Strategy for Long-Term vs Short-Term Investments
Investors who have a longer investment timeframe — for instance, those investing for retirement, which is 20 or more years away — may be willing to choose higher growth, higher risk stocks because they have time to try to recoup any losses they suffer.
Investors who are investing for the short-term — perhaps they want to buy a new house in two years, or their child will soon be heading off to college — may do best choosing a more conservative investment strategy to help maximize their savings and minimize their losses.
Step 6: Utilize Tools for Effective Stock Selection
There are tools that help you screen stocks. They’re available on many brokerage trading platforms, usually for free.
In addition, when selecting stocks, it can be a good idea to keep on top of news regarding the market in general as well as any specific sector or industry you might be interested in.
Navigating Stock Screeners and Tools
Stock screeners are tools that let you filter through many different stocks using criteria you choose based on your personal investment goals. You could screen by the industry or sector you’re considering, for instance, and by such data as on return on investment (ROI) or earnings per share (EPS). Look for these tools on brokerage trading platforms.
Keeping Up-to-Date with Market Trends
As discussed earlier, there are a number of market news sites you can follow to stay on top of the latest trends and happenings in the market. There are also financial podcasts you can listen to.
Step 7: Seek Answers to Your Stock-Picking Questions
Finally, before buying a stock, there are some key questions you should ask. These questions include:
• What does the company do?
• What is the company’s profit or revenue?
• What is the market for the company and who are the customers?
• What is the company’s price-to-earnings (PE) ratio?
• How does it differentiate itself from competitors?
• Why are you investing in this stock? What do you want it to do for your portfolio?
Once you research the answer to these questions, if the stock seems profitable and well-positioned for the future, you may want to consider it for your portfolio.

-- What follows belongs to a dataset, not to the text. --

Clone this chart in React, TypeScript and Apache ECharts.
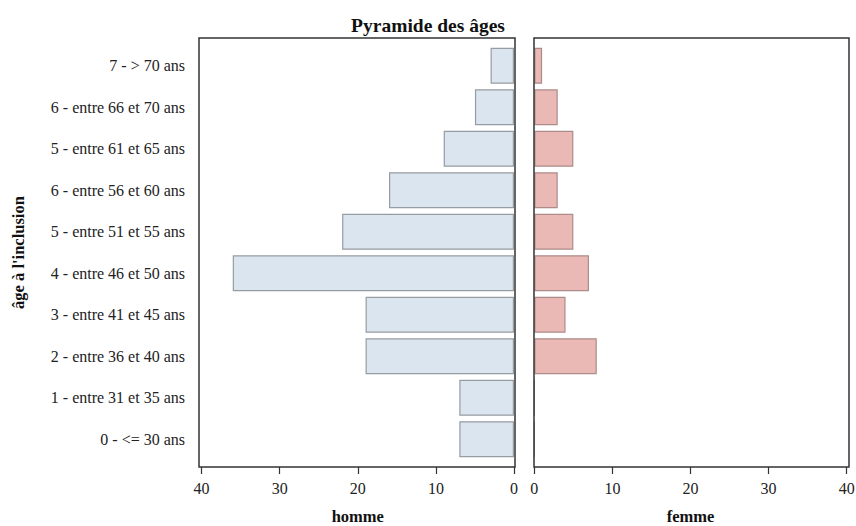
import React, { useEffect, useRef } from "react";
import * as echarts from "echarts";

const categories = [
  "0 - <= 30 ans",
  "1 - entre 31 et 35 ans",
  "2 - entre 36 et 40 ans",
  "3 - entre 41 et 45 ans",
  "4 - entre 46 et 50 ans",
  "5 - entre 51 et 55 ans",
  "6 - entre 56 et 60 ans",
  "5 - entre 61 et 65 ans",
  "6 - entre 66 et 70 ans",
  "7 - > 70 ans",
];
const homme = [7, 7, 19, 19, 36, 22, 16, 9, 5, 3];
const femme = [0, 0, 8, 4, 7, 5, 3, 5, 3, 1];

const FONT = "'Liberation Serif', 'DejaVu Serif', serif";

export default function App() {
  const ref = useRef<HTMLDivElement>(null);
  useEffect(() => {
    const chart = echarts.init(ref.current!, null, { renderer: "svg" });
    const frameTop = 38;
    const frameBottom = 467;
    const padY = 7;
    const gridTop = frameTop + padY;
    const gridH = frameBottom - frameTop - 2 * padY;
    const L = { x0: 199, x1: 515, gl: 201.5, gw: 312.5 };
    const R = { x0: 534, x1: 849, gl: 534.3, gw: 312.4 };
    const axisLabel = { fontFamily: FONT, fontSize: 16, color: "#222" };
    const nameStyle = { fontFamily: FONT, fontSize: 16.5, fontWeight: "bold", color: "#111" };
    const tickStyle = { color: "#333", width: 1.2 };
    const xAxisCommon = {
      type: "value",
      min: 0,
      max: 40,
      interval: 10,
      offset: padY,
      axisLine: { show: false },
      axisTick: { show: true, length: 7, lineStyle: tickStyle },
      axisLabel: { ...axisLabel, margin: 13 },
      splitLine: { show: false },
      nameLocation: "middle",
      nameGap: 41,
      nameTextStyle: nameStyle,
    };
    chart.setOption({
      animation: false,
      title: {
        text: "Pyramide des âges",
        left: "center",
        top: 10,
        textStyle: { fontFamily: FONT, fontSize: 19.5, fontWeight: "bold", color: "#111" },
      },
      grid: [
        { left: L.gl, top: gridTop, width: L.gw, height: gridH, outerBoundsMode: "none", containLabel: false },
        { left: R.gl, top: gridTop, width: R.gw, height: gridH, outerBoundsMode: "none", containLabel: false },
      ],
      xAxis: [
        { ...xAxisCommon, gridIndex: 0, inverse: true, name: "homme" },
        { ...xAxisCommon, gridIndex: 1, name: "femme" },
      ],
      yAxis: [
        {
          type: "category",
          gridIndex: 0,
          data: categories,
          offset: L.gl - L.x0,
          axisLine: { show: false },
          axisTick: { show: true, alignWithLabel: true, length: 7, lineStyle: tickStyle },
          axisLabel: { ...axisLabel, margin: 14 },
          name: "âge à l'inclusion",
          nameLocation: "middle",
          nameGap: 172,
          nameRotate: 90,
          nameTextStyle: nameStyle,
        },
        {
          type: "category",
          gridIndex: 1,
          data: categories,
          axisLine: { show: false },
          axisTick: { show: false },
          axisLabel: { show: false },
        },
      ],
      series: [
        {
          type: "bar",
          name: "homme",
          xAxisIndex: 0,
          yAxisIndex: 0,
          data: homme,
          barWidth: 36,
          itemStyle: { color: "#dae5f0", borderColor: "#979ca3", borderWidth: 1.2 },
        },
        {
          type: "bar",
          name: "femme",
          xAxisIndex: 1,
          yAxisIndex: 1,
          data: femme,
          barWidth: 36,
          itemStyle: { color: "#eab9b5", borderColor: "#ad8b8a", borderWidth: 1.2 },
        },
      ],
      graphic: [
        {
          type: "rect",
          shape: { x: L.x0, y: frameTop, width: L.x1 - L.x0, height: frameBottom - frameTop },
          style: { fill: "none", stroke: "#333", lineWidth: 1.5 },
          z: 100,
        },
        {
          type: "rect",
          shape: { x: R.x0, y: frameTop, width: R.x1 - R.x0, height: frameBottom - frameTop },
          style: { fill: "none", stroke: "#333", lineWidth: 1.5 },
          z: 100,
        },
      ],
    });
    return () => chart.dispose();
  }, []);
  return (
    <div
      ref={ref}
      style={{ position: "absolute", left: 0, top: 0, width: 856, height: 526 }}
    />
  );
}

Picking stocks involves a number of steps, such as determining your investment goals, understanding your risk tolerance, and researching companies and stocks that are a good fit with your purpose for investing.

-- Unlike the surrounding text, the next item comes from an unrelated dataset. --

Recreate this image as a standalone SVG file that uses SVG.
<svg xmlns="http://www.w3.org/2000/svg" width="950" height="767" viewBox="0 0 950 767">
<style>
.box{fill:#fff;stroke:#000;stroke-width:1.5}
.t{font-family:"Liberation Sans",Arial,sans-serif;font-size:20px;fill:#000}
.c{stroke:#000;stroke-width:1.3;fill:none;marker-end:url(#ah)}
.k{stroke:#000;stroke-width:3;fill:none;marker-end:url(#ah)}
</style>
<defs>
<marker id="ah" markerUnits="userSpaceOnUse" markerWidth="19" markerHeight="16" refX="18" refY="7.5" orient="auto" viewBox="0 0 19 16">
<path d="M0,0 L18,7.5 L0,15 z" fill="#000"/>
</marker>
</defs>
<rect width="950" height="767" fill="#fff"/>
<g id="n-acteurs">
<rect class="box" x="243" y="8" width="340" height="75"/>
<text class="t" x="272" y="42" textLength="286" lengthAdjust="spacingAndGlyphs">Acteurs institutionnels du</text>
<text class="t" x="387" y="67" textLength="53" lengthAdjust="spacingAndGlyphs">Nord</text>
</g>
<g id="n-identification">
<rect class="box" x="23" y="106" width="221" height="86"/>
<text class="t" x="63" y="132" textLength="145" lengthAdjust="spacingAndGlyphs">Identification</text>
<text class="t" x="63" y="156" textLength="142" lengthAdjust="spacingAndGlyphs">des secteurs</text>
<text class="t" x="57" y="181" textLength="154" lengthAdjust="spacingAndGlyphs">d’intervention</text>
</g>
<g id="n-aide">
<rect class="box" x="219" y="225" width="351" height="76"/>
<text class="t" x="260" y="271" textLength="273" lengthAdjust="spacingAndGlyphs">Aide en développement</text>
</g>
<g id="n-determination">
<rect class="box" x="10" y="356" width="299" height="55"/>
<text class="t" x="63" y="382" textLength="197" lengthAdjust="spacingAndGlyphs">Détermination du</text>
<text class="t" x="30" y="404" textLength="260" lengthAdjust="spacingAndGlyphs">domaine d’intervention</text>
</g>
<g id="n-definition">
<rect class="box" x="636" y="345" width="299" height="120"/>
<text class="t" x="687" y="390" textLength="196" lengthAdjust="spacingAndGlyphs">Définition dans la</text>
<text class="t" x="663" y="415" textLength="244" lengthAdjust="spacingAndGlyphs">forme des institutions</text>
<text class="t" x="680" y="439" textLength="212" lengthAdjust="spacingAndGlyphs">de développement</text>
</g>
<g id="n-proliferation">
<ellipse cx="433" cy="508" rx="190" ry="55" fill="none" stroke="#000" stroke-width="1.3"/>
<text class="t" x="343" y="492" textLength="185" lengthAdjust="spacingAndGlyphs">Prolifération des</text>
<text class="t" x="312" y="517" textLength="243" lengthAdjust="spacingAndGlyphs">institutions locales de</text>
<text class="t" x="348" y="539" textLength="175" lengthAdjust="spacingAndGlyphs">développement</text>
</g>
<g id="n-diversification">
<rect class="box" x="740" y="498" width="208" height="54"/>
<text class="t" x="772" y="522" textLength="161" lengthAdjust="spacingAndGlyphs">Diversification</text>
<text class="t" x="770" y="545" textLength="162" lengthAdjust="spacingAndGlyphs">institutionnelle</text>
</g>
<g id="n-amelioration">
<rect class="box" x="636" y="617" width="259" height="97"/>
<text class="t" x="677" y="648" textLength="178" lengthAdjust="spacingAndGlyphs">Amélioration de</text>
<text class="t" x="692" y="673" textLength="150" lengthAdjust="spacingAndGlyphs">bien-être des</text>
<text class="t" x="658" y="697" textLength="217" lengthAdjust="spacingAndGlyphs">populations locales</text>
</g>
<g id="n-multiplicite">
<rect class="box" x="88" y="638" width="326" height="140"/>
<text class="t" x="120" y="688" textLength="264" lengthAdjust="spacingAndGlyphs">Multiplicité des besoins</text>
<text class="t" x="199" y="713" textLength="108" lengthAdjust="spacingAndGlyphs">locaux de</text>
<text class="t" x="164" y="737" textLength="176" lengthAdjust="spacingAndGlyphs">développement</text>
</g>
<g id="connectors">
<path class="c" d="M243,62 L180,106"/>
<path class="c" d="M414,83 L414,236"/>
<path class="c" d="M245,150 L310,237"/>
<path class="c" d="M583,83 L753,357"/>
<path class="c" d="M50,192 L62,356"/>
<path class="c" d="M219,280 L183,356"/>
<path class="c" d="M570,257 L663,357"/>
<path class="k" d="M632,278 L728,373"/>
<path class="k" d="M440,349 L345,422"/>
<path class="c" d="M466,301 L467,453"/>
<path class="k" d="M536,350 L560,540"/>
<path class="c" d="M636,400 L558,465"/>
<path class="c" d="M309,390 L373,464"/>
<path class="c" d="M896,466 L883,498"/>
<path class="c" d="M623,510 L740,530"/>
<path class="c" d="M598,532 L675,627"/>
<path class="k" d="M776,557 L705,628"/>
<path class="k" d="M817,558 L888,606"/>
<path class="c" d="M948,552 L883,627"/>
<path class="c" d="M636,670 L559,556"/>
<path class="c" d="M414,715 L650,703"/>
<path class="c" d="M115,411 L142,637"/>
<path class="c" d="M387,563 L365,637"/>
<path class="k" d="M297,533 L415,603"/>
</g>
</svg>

Consider carefully which stocks look strong and could help you meet your investment objectives. And remember to look for stocks that can help you diversify and balance your portfolio as you work to set yourself up for financial success.
Ready to invest in your goals? It’s easy to get started when you open an investment account with SoFi Invest. You can invest in stocks, exchange-traded funds (ETFs), mutual funds, alternative funds, and more. SoFi doesn’t charge commissions, but other fees apply (full fee disclosure here).

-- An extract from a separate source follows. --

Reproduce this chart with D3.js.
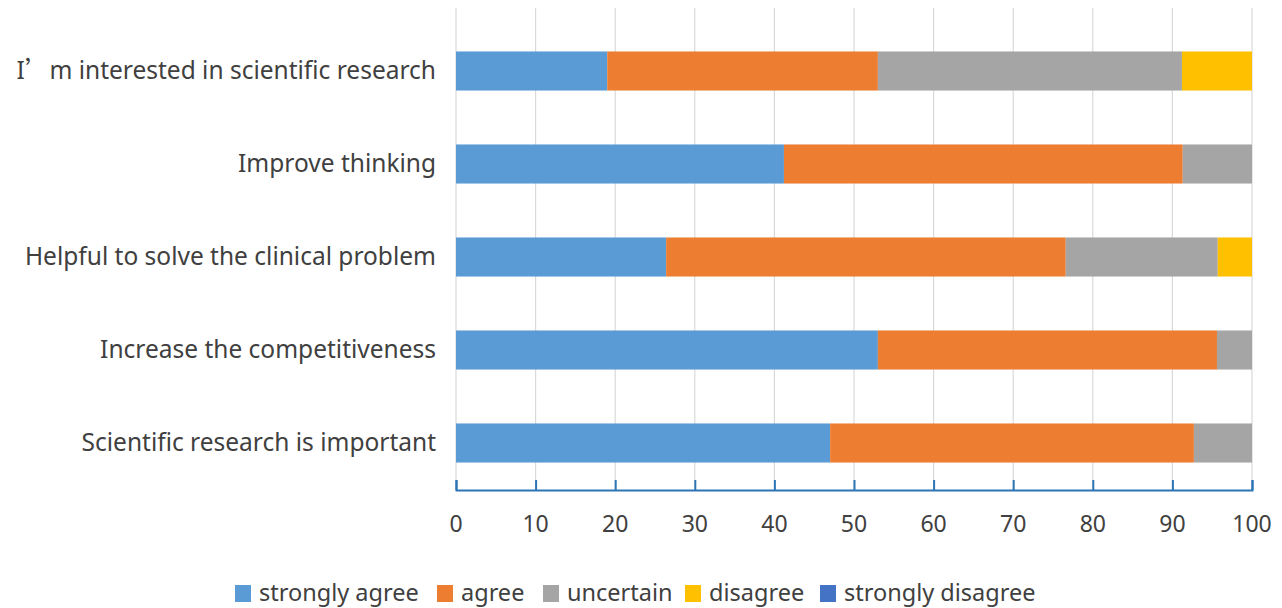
<!DOCTYPE html>
<html><head><meta charset="utf-8">
<script src="https://cdn.jsdelivr.net/npm/d3@7"></script>
<style>body{margin:0;background:#fff;} text{font-family:"Noto Sans","Open Sans",sans-serif;fill:#404040;}</style>
</head><body><svg id="c" width="1282" height="608"></svg>
<script>
const categories = ["I’m interested in scientific research","Improve thinking","Helpful to solve the clinical problem","Increase the competitiveness","Scientific research is important"];
const seriesNames = ["strongly agree","agree","uncertain","disagree","strongly disagree"];
const stronglyAgree = [19.0, 41.2, 26.4, 53.0, 47.0];
const agree = [34.0, 50.1, 50.2, 42.6, 45.7];
const uncertain = [38.2, 8.7, 19.1, 4.4, 7.3];
const disagree = [8.8, 0, 4.3, 0, 0];
const stronglyDisagree = [0, 0, 0, 0, 0];
const tickValues = [0,10,20,30,40,50,60,70,80,90,100];
const colors = ["#5B9BD5","#ED7D31","#A5A5A5","#FFC000","#4472C4"];

const svg = d3.select("#c");
const x = d3.scaleLinear().domain([0,100]).range([456,1252]);
const y = d3.scaleBand().domain(categories).range([24.5,489.5]).paddingInner(0.58).paddingOuter(0.29);
const color = d3.scaleOrdinal().domain(seriesNames).range(colors);

// gridlines
svg.append("g").selectAll("line").data(tickValues).join("line")
  .attr("x1",d=>x(d)).attr("x2",d=>x(d)).attr("y1",8).attr("y2",490)
  .attr("stroke","#d9d9d9").attr("stroke-width",1.2);

const table = categories.map((c,i)=>({cat:c,"strongly agree":stronglyAgree[i],"agree":agree[i],"uncertain":uncertain[i],"disagree":disagree[i],"strongly disagree":stronglyDisagree[i]}));
const stack = d3.stack().keys(seriesNames)(table);
svg.append("g").selectAll("g").data(stack).join("g").attr("fill",d=>color(d.key))
  .selectAll("rect").data(d=>d).join("rect")
  .attr("x",d=>x(d[0])).attr("width",d=>x(d[1])-x(d[0]))
  .attr("y",d=>y(d.data.cat)).attr("height",y.bandwidth());

// x axis
const ax = svg.append("g").attr("transform","translate(0,490)")
  .call(d3.axisTop(x).tickValues(tickValues).tickSize(10).tickFormat(""));
ax.select(".domain").attr("stroke","#2E75B6").attr("stroke-width",2);
ax.selectAll(".tick line").attr("stroke","#2E75B6").attr("stroke-width",2);
svg.append("g").selectAll("text").data(tickValues).join("text")
  .attr("x",d=>x(d)).attr("y",532).attr("text-anchor","middle")
  .style("font-size","23px").text(d=>d);

// category labels
const lab = svg.append("g").selectAll("text").data(categories).join("text")
  .attr("x",436).attr("y",d=>y(d)+y.bandwidth()/2+8).attr("text-anchor","end")
  .style("font-size","24.5px");
lab.each(function(d){
  const t = d3.select(this);
  if(d.indexOf("’")>=0){
    const parts = d.split("’");
    t.append("tspan").style("font-family","'Noto Sans'").text(parts[0]);
    t.append("tspan").style("font-family","'Noto Sans CJK SC'").text("’");
    t.append("tspan").style("font-family","'Noto Sans'").text(parts[1]);
  } else t.text(d);
});

// legend
const legendX = [235,437,543,685,820];
const lg = svg.append("g").selectAll("g").data(seriesNames).join("g")
  .attr("transform",(d,i)=>`translate(${legendX[i]},585)`);
lg.append("rect").attr("width",16).attr("height",17).attr("fill",d=>color(d));
lg.append("text").attr("x",24).attr("y",16).style("font-size","23.5px").text(d=>d);
</script></body></html>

What is the best formula for picking stocks?
There is no one best formula for picking stocks. One strategy you can use involves several steps, such as: figuring out your investing goals, researching companies to make sure they are a good fit with your goals and that they’re profitable and have a good business plan in place for the future, and evaluating the stock’s price to make sure it’s a good value.
How does Warren Buffett pick a stock?
Warren Buffet’s strategy for picking a stock includes looking for stocks that are undervalued by the market in order to maximize returns. Buffet tends to buy stocks in businesses he understands and those that make sense to him. He also looks at a company’s management to see how it performs.
How do you know if a stock is good?
To help determine if a stock might be a good investment, get answers to questions about the way the company operates. For instance, how does it make money? How has it performed in the past? Are its products in demand? Is the company positioned for growth? Does it have a good management team in place?
Additionally, look at key metrics such as the price-to-earning (PE) ratio to help measure a stock’s value, and earnings per share (EPS) for an indication of its financial strength.